- INPUT DATA

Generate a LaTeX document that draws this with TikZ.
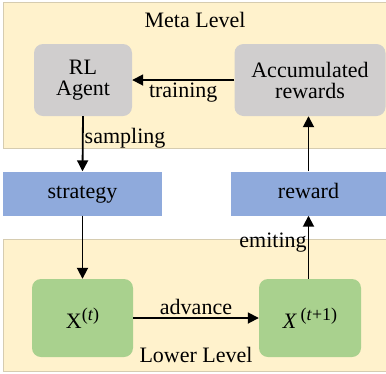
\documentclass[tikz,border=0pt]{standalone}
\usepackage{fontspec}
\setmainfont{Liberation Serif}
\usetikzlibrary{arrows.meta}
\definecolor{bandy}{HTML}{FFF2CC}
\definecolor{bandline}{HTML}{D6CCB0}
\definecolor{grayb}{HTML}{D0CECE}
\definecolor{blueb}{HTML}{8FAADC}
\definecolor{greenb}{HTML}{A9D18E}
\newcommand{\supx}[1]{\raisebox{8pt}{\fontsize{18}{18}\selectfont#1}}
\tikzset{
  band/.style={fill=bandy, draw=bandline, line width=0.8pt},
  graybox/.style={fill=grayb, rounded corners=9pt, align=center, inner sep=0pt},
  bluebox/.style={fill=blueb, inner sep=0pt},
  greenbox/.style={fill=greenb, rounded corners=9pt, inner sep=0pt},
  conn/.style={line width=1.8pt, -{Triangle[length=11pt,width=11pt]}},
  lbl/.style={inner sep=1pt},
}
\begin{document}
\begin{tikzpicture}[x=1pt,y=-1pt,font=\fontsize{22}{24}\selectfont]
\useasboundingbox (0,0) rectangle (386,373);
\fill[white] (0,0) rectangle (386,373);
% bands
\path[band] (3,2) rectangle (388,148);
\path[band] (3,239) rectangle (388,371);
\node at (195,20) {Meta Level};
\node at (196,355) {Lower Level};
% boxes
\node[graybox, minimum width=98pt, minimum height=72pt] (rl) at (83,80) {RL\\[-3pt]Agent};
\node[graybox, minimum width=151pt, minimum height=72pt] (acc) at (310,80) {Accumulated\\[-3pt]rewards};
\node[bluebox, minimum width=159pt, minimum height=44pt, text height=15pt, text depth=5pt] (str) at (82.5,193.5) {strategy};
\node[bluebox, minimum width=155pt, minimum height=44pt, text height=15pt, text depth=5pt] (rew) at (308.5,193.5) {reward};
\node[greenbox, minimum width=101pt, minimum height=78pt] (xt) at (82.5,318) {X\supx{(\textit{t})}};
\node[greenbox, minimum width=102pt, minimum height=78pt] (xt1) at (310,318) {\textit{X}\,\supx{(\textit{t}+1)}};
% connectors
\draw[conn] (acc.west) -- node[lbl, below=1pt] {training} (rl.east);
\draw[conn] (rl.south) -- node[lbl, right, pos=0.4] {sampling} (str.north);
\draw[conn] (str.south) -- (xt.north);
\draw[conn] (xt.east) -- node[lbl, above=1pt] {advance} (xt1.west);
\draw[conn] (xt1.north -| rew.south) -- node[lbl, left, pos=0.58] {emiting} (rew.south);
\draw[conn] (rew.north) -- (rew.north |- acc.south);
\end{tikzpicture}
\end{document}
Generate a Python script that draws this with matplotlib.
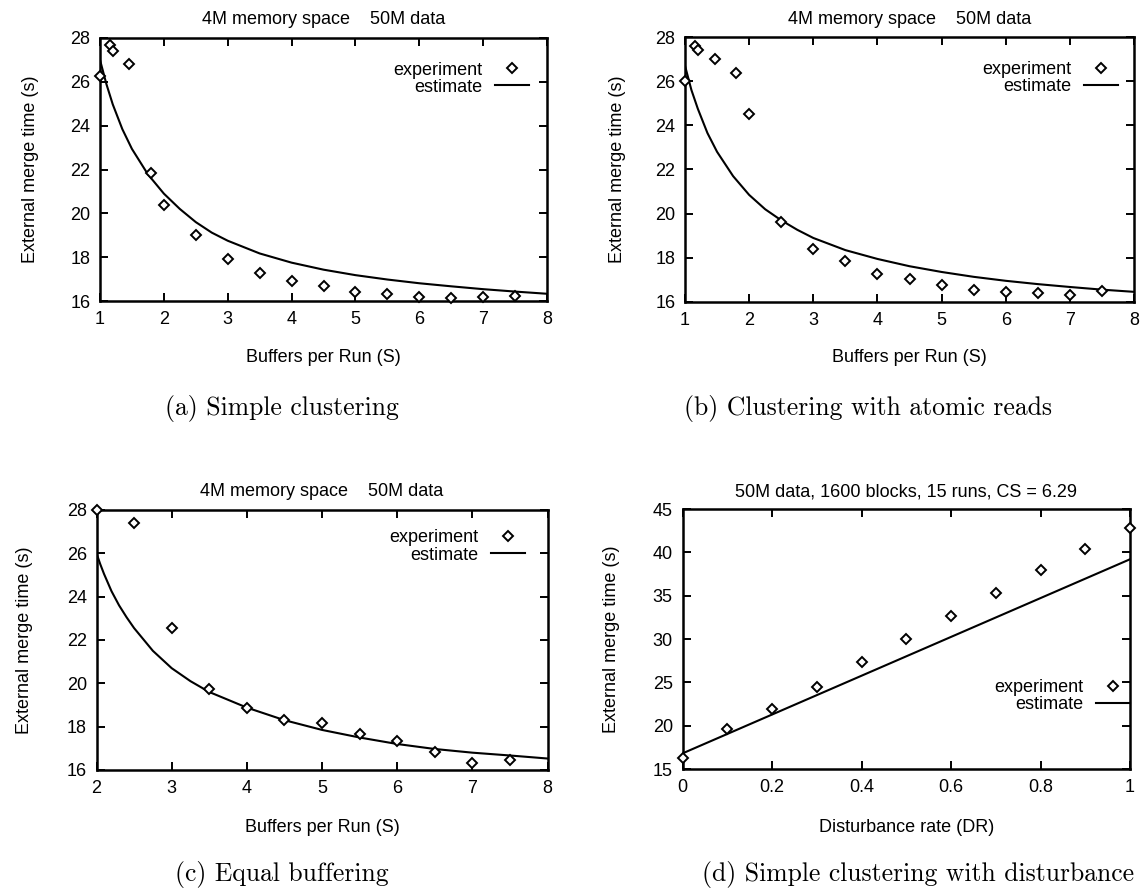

- EXERCISE DIRECTIONS
Copy the material shown above in full and exactly. Skip the pictures.

- RESPONSE TO THIS TASK
Generate a LaTeX document that draws this with TikZ.
\documentclass[tikz,border=0pt]{standalone}
\usepackage{fontspec}
\setmainfont{Liberation Serif}
\usetikzlibrary{arrows.meta}
\definecolor{bandy}{HTML}{FFF2CC}
\definecolor{bandline}{HTML}{D6CCB0}
\definecolor{grayb}{HTML}{D0CECE}
\definecolor{blueb}{HTML}{8FAADC}
\definecolor{greenb}{HTML}{A9D18E}
\newcommand{\supx}[1]{\raisebox{8pt}{\fontsize{18}{18}\selectfont#1}}
\tikzset{
  band/.style={fill=bandy, draw=bandline, line width=0.8pt},
  graybox/.style={fill=grayb, rounded corners=9pt, align=center, inner sep=0pt},
  bluebox/.style={fill=blueb, inner sep=0pt},
  greenbox/.style={fill=greenb, rounded corners=9pt, inner sep=0pt},
  conn/.style={line width=1.8pt, -{Triangle[length=11pt,width=11pt]}},
  lbl/.style={inner sep=1pt},
}
\begin{document}
\begin{tikzpicture}[x=1pt,y=-1pt,font=\fontsize{22}{24}\selectfont]
\useasboundingbox (0,0) rectangle (386,373);
\fill[white] (0,0) rectangle (386,373);
% bands
\path[band] (3,2) rectangle (388,148);
\path[band] (3,239) rectangle (388,371);
\node at (195,20) {Meta Level};
\node at (196,355) {Lower Level};
% boxes
\node[graybox, minimum width=98pt, minimum height=72pt] (rl) at (83,80) {RL\\[-3pt]Agent};
\node[graybox, minimum width=151pt, minimum height=72pt] (acc) at (310,80) {Accumulated\\[-3pt]rewards};
\node[bluebox, minimum width=159pt, minimum height=44pt, text height=15pt, text depth=5pt] (str) at (82.5,193.5) {strategy};
\node[bluebox, minimum width=155pt, minimum height=44pt, text height=15pt, text depth=5pt] (rew) at (308.5,193.5) {reward};
\node[greenbox, minimum width=101pt, minimum height=78pt] (xt) at (82.5,318) {X\supx{(\textit{t})}};
\node[greenbox, minimum width=102pt, minimum height=78pt] (xt1) at (310,318) {\textit{X}\,\supx{(\textit{t}+1)}};
% connectors
\draw[conn] (acc.west) -- node[lbl, below=1pt] {training} (rl.east);
\draw[conn] (rl.south) -- node[lbl, right, pos=0.4] {sampling} (str.north);
\draw[conn] (str.south) -- (xt.north);
\draw[conn] (xt.east) -- node[lbl, above=1pt] {advance} (xt1.west);
\draw[conn] (xt1.north -| rew.south) -- node[lbl, left, pos=0.58] {emiting} (rew.south);
\draw[conn] (rew.north) -- (rew.north |- acc.south);
\end{tikzpicture}
\end{document}
Generate a Python script that draws this with matplotlib.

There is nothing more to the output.